[start of Source records]

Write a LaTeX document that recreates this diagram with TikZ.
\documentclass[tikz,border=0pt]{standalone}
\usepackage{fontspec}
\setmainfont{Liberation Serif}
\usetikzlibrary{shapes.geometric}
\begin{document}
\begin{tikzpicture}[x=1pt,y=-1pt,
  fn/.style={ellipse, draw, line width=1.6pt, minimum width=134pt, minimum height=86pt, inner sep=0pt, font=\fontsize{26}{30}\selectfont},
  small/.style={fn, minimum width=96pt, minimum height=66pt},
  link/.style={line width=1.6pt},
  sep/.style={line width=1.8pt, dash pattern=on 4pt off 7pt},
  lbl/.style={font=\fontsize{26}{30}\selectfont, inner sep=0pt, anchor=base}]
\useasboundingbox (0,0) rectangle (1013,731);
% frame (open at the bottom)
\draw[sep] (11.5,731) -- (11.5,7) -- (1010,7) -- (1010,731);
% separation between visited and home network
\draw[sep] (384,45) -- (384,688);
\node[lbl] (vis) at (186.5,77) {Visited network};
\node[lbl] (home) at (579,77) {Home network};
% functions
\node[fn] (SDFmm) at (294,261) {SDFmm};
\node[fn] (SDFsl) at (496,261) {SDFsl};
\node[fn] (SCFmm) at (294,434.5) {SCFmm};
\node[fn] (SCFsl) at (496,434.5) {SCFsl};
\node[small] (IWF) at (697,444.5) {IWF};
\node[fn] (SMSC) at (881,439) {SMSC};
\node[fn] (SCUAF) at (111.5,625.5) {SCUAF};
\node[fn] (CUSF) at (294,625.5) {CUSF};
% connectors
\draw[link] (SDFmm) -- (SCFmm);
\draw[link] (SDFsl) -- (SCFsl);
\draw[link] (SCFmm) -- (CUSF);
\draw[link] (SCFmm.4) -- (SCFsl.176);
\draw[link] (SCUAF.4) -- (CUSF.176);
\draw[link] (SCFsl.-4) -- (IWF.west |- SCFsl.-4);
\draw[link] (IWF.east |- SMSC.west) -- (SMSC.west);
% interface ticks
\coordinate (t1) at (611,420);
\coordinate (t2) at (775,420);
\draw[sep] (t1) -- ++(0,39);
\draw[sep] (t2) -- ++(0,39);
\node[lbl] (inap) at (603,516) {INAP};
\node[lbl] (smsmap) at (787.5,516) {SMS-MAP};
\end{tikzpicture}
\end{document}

[end of Source records]
[start of Source records]

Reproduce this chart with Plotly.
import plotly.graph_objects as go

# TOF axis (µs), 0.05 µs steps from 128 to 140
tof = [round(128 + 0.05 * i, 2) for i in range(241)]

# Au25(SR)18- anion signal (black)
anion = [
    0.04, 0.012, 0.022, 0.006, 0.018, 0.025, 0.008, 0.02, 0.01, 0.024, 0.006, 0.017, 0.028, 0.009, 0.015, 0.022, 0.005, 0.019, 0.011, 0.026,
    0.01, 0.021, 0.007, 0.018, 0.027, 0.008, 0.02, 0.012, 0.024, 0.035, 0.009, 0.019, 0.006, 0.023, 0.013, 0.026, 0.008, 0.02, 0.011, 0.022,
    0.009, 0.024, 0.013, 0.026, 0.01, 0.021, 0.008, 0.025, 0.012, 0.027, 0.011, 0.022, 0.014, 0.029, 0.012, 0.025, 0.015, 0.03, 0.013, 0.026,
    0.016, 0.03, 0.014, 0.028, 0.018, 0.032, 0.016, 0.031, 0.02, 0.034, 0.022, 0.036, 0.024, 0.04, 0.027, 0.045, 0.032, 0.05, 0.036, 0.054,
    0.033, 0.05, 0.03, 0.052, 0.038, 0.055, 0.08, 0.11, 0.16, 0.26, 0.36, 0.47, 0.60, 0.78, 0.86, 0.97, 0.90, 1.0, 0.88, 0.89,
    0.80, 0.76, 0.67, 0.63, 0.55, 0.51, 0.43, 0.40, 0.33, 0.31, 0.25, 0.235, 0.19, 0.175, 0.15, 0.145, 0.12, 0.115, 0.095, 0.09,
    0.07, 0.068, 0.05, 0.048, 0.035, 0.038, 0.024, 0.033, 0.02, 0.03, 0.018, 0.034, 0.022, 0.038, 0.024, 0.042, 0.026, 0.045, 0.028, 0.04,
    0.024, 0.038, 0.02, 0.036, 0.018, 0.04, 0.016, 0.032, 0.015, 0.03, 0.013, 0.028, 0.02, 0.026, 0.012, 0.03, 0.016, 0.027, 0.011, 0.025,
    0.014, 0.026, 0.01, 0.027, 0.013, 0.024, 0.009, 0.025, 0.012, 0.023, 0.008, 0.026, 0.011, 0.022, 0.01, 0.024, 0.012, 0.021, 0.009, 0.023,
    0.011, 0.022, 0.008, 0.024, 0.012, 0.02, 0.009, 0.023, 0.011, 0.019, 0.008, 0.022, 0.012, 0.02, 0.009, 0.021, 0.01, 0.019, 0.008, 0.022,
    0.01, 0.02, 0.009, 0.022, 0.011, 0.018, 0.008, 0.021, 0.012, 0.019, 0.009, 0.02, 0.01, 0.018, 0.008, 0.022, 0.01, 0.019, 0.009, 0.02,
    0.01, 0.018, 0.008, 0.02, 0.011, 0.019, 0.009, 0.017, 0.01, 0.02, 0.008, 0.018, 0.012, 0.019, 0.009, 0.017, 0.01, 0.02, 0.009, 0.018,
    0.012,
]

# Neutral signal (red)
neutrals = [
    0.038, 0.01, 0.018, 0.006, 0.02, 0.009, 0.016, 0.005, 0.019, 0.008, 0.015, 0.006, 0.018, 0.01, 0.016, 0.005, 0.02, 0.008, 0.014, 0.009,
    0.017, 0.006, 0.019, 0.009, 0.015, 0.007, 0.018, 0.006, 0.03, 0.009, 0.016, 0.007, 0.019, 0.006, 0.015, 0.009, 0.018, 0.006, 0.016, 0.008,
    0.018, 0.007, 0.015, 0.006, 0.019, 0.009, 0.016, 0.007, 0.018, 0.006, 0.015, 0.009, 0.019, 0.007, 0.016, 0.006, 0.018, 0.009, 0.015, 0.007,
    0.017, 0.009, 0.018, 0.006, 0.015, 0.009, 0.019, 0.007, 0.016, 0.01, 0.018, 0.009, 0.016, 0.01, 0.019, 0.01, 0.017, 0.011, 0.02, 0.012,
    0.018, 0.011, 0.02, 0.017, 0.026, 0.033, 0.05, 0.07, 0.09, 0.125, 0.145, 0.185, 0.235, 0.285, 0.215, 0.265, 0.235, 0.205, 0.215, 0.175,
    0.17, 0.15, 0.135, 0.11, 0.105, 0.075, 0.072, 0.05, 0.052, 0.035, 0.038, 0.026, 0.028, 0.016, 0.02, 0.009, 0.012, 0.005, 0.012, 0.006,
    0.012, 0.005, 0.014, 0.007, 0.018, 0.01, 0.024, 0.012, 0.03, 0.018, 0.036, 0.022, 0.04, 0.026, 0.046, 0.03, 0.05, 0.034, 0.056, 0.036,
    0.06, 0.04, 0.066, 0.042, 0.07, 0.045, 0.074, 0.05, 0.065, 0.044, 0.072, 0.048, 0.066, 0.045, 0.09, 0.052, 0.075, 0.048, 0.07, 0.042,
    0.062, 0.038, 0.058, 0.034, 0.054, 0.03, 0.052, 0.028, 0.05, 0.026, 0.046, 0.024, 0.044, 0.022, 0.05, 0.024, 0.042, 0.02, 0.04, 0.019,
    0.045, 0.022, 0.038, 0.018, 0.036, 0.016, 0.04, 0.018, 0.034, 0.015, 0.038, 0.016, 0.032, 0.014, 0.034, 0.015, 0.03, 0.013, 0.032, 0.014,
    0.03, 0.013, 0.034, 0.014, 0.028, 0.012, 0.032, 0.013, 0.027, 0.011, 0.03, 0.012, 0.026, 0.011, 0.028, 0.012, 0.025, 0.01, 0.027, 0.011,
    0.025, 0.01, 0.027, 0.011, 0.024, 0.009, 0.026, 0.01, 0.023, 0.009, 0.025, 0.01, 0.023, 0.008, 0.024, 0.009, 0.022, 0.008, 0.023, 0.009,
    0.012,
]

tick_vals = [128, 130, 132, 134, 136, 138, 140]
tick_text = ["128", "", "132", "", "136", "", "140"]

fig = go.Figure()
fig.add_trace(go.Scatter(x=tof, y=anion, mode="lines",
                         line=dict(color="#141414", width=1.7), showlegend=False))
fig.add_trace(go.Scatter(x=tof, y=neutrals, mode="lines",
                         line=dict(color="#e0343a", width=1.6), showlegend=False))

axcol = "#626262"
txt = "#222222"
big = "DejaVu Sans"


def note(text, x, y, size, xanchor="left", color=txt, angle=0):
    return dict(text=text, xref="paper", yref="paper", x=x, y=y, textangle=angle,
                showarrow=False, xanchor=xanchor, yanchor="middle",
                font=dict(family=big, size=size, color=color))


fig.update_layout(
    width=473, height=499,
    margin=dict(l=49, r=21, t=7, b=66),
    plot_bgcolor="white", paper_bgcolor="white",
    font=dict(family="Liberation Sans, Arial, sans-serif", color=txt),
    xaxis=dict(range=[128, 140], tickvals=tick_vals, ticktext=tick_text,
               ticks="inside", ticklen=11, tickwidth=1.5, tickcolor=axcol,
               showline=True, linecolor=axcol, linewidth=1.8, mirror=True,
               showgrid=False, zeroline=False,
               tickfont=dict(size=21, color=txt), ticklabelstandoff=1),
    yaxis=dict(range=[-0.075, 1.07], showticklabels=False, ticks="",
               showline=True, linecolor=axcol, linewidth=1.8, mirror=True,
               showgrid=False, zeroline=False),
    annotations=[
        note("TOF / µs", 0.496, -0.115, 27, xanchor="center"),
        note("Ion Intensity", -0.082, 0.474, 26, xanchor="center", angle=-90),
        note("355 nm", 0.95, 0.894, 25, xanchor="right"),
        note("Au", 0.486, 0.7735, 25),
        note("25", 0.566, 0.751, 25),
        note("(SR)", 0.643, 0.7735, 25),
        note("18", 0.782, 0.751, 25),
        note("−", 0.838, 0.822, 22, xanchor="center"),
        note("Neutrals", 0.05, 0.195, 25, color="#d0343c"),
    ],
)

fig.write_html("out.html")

[end of Source records]

Retype only what lies between the line bearing "Reproduce this chart with Plotly." and the line bearing "tof = [round(128", keeping both of those lines.

### Solution to this problem
Reproduce this chart with Plotly.
import plotly.graph_objects as go

# TOF axis (µs), 0.05 µs steps from 128 to 140
tof = [round(128 + 0.05 * i, 2) for i in range(241)]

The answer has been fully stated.